Tuesday, May 6, 2003

Old dog

yesterday, made enchiladas! wes showed me how to cut onions. and today jordi showed me how to throw and catch and baseball. now, if i can just figure out how to throw a frisbee and hit a golf ball and play football and...god, what was i doing with my childhood?

Sunday, May 4, 2003

The sun!

Sat in the sun at the Christian Science Plaza on Saturday (designed by I.M. Pei, who in my Googling I discovered also designed the Hancock tower and the MFA extension and the Media Lab and studied at MIT and Harvard and was a professor at Harvard, and so, in other words, left his mark here).

Bought Rolling Stone on a whim, the 35th anniversary issue about American Icons. Marilyn Manson rips apart reality television, John Updike praises Andy Warhol, corporate logos are explained.

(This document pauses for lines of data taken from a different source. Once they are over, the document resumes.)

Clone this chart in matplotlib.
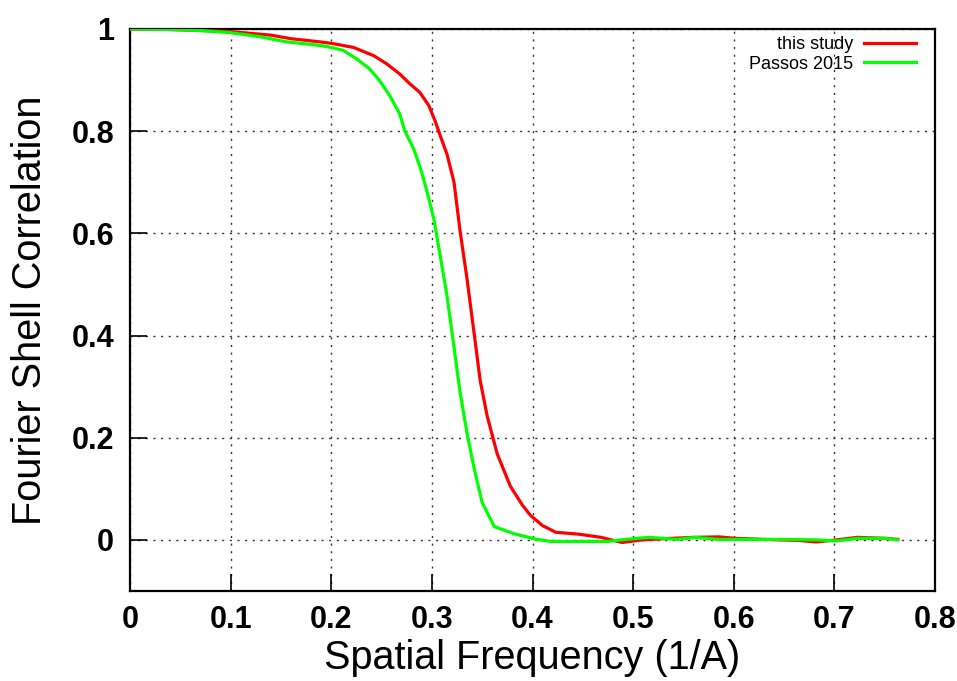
import matplotlib
matplotlib.use("Agg")
import matplotlib.pyplot as plt

# Data
red_x = [0.000, 0.040, 0.070, 0.100, 0.140, 0.160, 0.188, 0.200, 0.222, 0.242, 0.255, 0.268,
         0.278, 0.288, 0.297, 0.303, 0.310, 0.315, 0.322, 0.328, 0.335, 0.342, 0.348, 0.355,
         0.365, 0.378, 0.390, 0.398, 0.410, 0.423, 0.447, 0.468, 0.489, 0.509, 0.537, 0.561,
         0.585, 0.602, 0.630, 0.665, 0.682, 0.702, 0.723, 0.751, 0.763]
red_y = [1.000, 0.999, 0.997, 0.995, 0.988, 0.981, 0.975, 0.972, 0.964, 0.948, 0.932, 0.912,
         0.893, 0.876, 0.850, 0.821, 0.782, 0.755, 0.700, 0.605, 0.510, 0.404, 0.312, 0.242,
         0.168, 0.105, 0.068, 0.048, 0.028, 0.015, 0.011, 0.005, -0.005, 0.000, 0.003, 0.005,
         0.006, 0.003, 0.001, -0.001, -0.004, 0.000, 0.005, 0.003, 0.001]

green_x = [0.000, 0.040, 0.070, 0.099, 0.129, 0.155, 0.188, 0.200, 0.212, 0.225, 0.238, 0.248,
           0.258, 0.268, 0.273, 0.282, 0.289, 0.295, 0.302, 0.308, 0.315, 0.322, 0.328, 0.335,
           0.342, 0.350, 0.362, 0.382, 0.402, 0.418, 0.433, 0.475, 0.492, 0.516, 0.544, 0.561,
           0.585, 0.613, 0.647, 0.682, 0.702, 0.723, 0.751, 0.763]
green_y = [1.000, 0.999, 0.997, 0.993, 0.985, 0.975, 0.968, 0.964, 0.958, 0.942, 0.922, 0.899,
           0.870, 0.834, 0.801, 0.765, 0.725, 0.683, 0.628, 0.559, 0.478, 0.377, 0.289, 0.208,
           0.140, 0.073, 0.026, 0.012, 0.002, -0.003, -0.003, -0.003, 0.001, 0.005, 0.001, 0.005,
           0.001, 0.001, 0.001, 0.000, -0.002, 0.003, 0.003, 0.000]

x_ticks = [0, 0.1, 0.2, 0.3, 0.4, 0.5, 0.6, 0.7, 0.8]
x_tick_labels = ["0", "0.1", "0.2", "0.3", "0.4", "0.5", "0.6", "0.7", "0.8"]
y_ticks = [0, 0.2, 0.4, 0.6, 0.8, 1.0]
y_tick_labels = ["0", "0.2", "0.4", "0.6", "0.8", "1"]

plt.rcParams['font.family'] = ['Liberation Sans', 'DejaVu Sans']

fig = plt.figure(figsize=(9.57, 6.81), dpi=100)
ax = fig.add_axes([130/957, 1 - 591/681, (935-130)/957, (591-29)/681])

ax.plot(red_x, red_y, color=(1, 0, 0), lw=2.3, label="this study", zorder=3)
ax.plot(green_x, green_y, color=(0, 1, 0), lw=2.3, label="Passos 2015", zorder=3)

ax.set_xlim(0, 0.8)
ax.set_ylim(-0.1, 1.0)
ax.set_xticks(x_ticks)
ax.set_xticklabels(x_tick_labels, fontsize=22, fontweight='bold')
ax.set_yticks(y_ticks)
ax.set_yticklabels(y_tick_labels, fontsize=22, fontweight='bold')
ax.tick_params(direction='in', length=12, width=1.2, top=False, right=False)
ax.tick_params(axis='y', pad=11.5)
ax.tick_params(axis='x', pad=10)

ax.grid(True, linestyle=(0, (1.5, 4)), color='#333333', lw=1.0)
for s in ax.spines.values():
    s.set_linewidth(1.6)

ax.set_xlabel("Spatial Frequency (1/A)", fontsize=28.5, labelpad=3)
ax.set_ylabel("Fourier Shell Correlation", fontsize=28.5, labelpad=16)

leg = ax.legend(loc='upper right', bbox_to_anchor=(916/957, (681-36)/681),
                bbox_transform=fig.transFigure, frameon=False, markerfirst=False,
                fontsize=13, handlelength=2.9, handletextpad=0.6, labelspacing=0.15,
                borderpad=0, borderaxespad=0)

fig.savefig("out.png", dpi=100)
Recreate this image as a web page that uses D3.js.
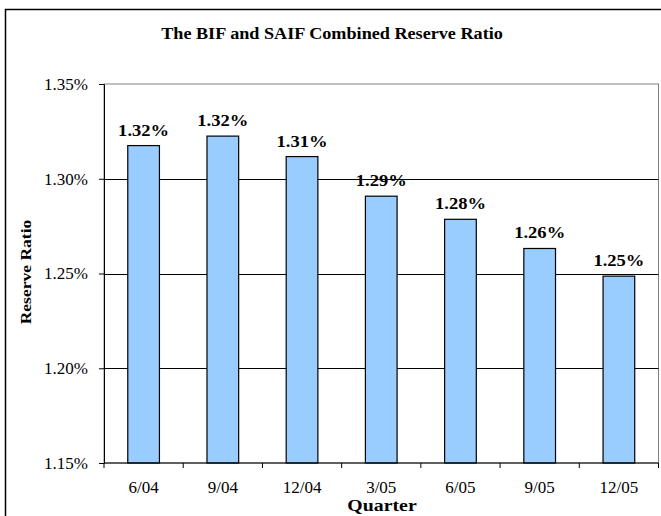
<!DOCTYPE html>
<html>
<head>
<meta charset="utf-8">
<script src="https://d3js.org/d3.v7.min.js"></script>
<style>
  body { margin: 0; background: #fff; }
  svg text { font-family: "Liberation Serif", "Times New Roman", serif; }
</style>
</head>
<body>
<div id="chart"></div>
<script>
// data
let quarters = ["6/04", "9/04", "12/04", "3/05", "6/05", "9/05", "12/05"];
let ratios = [1.3175, 1.3225, 1.3117, 1.2908, 1.2786, 1.2632, 1.2486];
let labels = ["1.32%", "1.32%", "1.31%", "1.29%", "1.28%", "1.26%", "1.25%"];
let y_ticks = [1.15, 1.20, 1.25, 1.30, 1.35];

function draw_chart(containerid) {
    let width = 661, height = 516;
    let svg = d3.select('#' + containerid).append('svg')
        .attr('width', width)
        .attr('height', height);

    let margin = ({ top: 84, right: 2.5, bottom: 53, left: 104 });

    // outer chart frame (runs off the right and bottom)
    svg.append('path')
        .attr('d', `M5.5,${height + 2} V9.5 H${width + 2}`)
        .attr('fill', 'none')
        .attr('stroke', '#000')
        .attr('stroke-width', 1.5);

    let x = d3.scaleBand(quarters, [margin.left, width - margin.right]).paddingInner(0.6).paddingOuter(0.3);
    let y = d3.scaleLinear([1.15, 1.35], [height - margin.bottom, margin.top]);

    // plot area box
    svg.append('rect')
        .attr('x', margin.left)
        .attr('y', margin.top)
        .attr('width', width - margin.right - margin.left)
        .attr('height', height - margin.bottom - margin.top)
        .attr('fill', 'none')
        .attr('stroke', '#808080')
        .attr('stroke-width', 1);

    // gridlines
    svg.append('g')
        .selectAll('line')
        .data(y_ticks.slice(1, -1))
        .join('line')
        .attr('x1', margin.left)
        .attr('x2', width - margin.right)
        .attr('y1', d => Math.round(y(d)) + 0.5)
        .attr('y2', d => Math.round(y(d)) + 0.5)
        .attr('stroke', '#000');

    // bars
    svg.append('g')
        .selectAll('rect')
        .data(ratios)
        .join('rect')
        .attr('x', (d, i) => x(quarters[i]))
        .attr('y', d => y(d))
        .attr('width', x.bandwidth())
        .attr('height', d => y(1.15) - y(d))
        .attr('fill', '#99ccff')
        .attr('stroke', '#000')
        .attr('stroke-width', 1.2);

    // value labels (bold text in the original renders wider)
    svg.append('g')
        .selectAll('text')
        .data(ratios)
        .join('text')
        .attr('transform', (d, i) => `translate(${x(quarters[i]) + x.bandwidth() / 2},${y(d) - 10}) scale(1.16,1)`)
        .attr('text-anchor', 'middle')
        .attr('font-size', 16)
        .attr('font-weight', 'bold')
        .text((d, i) => labels[i]);

    // y axis
    let yAxis = d3.axisLeft(y).tickValues(y_ticks).tickSize(5)
        .tickFormat(d => d.toFixed(2) + '%');
    svg.append('g')
        .attr('transform', `translate(${margin.left},0)`)
        .call(yAxis)
        .call(g => g.select('.domain').attr('stroke', '#000'))
        .call(g => g.selectAll('text').attr('font-size', 17)
            .attr('font-family', '"Liberation Serif", serif').attr('fill', '#000').attr('dx', -8));

    // x axis: ticks between categories
    let xl = d3.scaleLinear([0, quarters.length], [margin.left, width - margin.right]);
    let g = svg.append('g');
    g.append('line')
        .attr('x1', margin.left).attr('x2', width - margin.right)
        .attr('y1', y(1.15)).attr('y2', y(1.15))
        .attr('stroke', '#000');
    g.selectAll('line.tk')
        .data(d3.range(quarters.length + 1))
        .join('line')
        .attr('class', 'tk')
        .attr('x1', d => xl(d)).attr('x2', d => xl(d))
        .attr('y1', y(1.15)).attr('y2', y(1.15) + 5)
        .attr('stroke', '#000');
    g.selectAll('text')
        .data(quarters)
        .join('text')
        .attr('x', d => x(d) + x.bandwidth() / 2)
        .attr('y', y(1.15) + 30)
        .attr('text-anchor', 'middle')
        .attr('font-size', 17)
        .text(d => d);

    // title
    svg.append('text')
        .attr('transform', 'translate(332,39) scale(1.135,1)')
        .attr('text-anchor', 'middle')
        .attr('font-size', 16)
        .attr('font-weight', 'bold')
        .text('The BIF and SAIF Combined Reserve Ratio');

    // axis titles
    svg.append('text')
        .attr('transform', 'translate(382,511) scale(1.24,1)')
        .attr('text-anchor', 'middle')
        .attr('font-size', 16)
        .attr('font-weight', 'bold')
        .text('Quarter');

    svg.append('text')
        .attr('transform', 'translate(31,272) rotate(-90) scale(1.17,1)')
        .attr('text-anchor', 'middle')
        .attr('font-size', 15)
        .attr('font-weight', 'bold')
        .text('Reserve Ratio');
}

draw_chart('chart');
</script>
</body>
</html>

Crap, I'm using capital letters again! we'll put a stop to that.

got my first sunburn of the summer today while watching the red sox blow a 4-0 lead against the twins. so sad.

considering running a half marathon in virginia, one of the country's 25 best. i'm not sure i could actually pull it off, but it would be fun to try. there is an amusing disparity between this training schedule and this one. the boston half-marathon covers a lot of ground i already run, which sounds a little boring, though last year they got to run around the field at fenway.

the play erik was in got a good review, wish i'd gotten down to see it.